If anyone can bring Ensign down to Earth, it is Carol Elder Bruce, selected Tuesday by the ethics panel to be the special counsel in the sweater’s case. Bruce is a former prosecutor and independent counsel who apparently is known for her toughness and stick-to-itiveness. She has been involved in these kinds of probes before — with former Attorney General Ed Meese and ex-Interior Secretary Bruce Babbitt — and she is not afraid of unpopular causes — she has been an outspoken in protecting the rights of Guantanamo Bay detainees she has represented.
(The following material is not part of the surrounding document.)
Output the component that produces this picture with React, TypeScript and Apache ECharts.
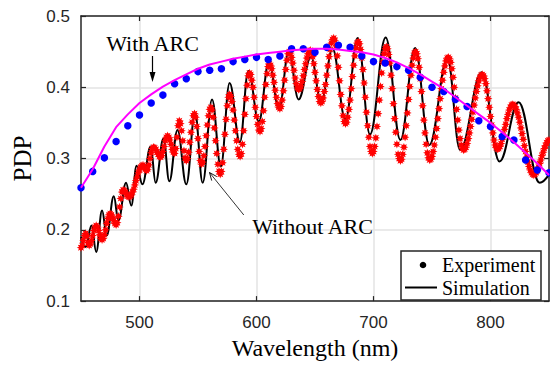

This is not a woman who will be afraid to take on a U.S. senator.

Ensign’s lawyers tried to downplay the development, saying Bruce’s appointment “does not change the course of the inquiry.” But that was in stark contrast to news outlets that called the appointment “stunning” and “a dramatic turn.” Or as Politico’s John Bresnahan succinctly put it, “The appointment of special counsel, however, presents a new, and potentially devastating, blow to Ensign’s re-election prospects.”

Indeed. Ensign is one of the few people who has thought since his June 2009 disclosure of the affair and the subsequent revelations that he has any chance to survive. But many others surely have mused thusly:

I can’t imagine him putting his family through that or the Senate through that, but we’ll see.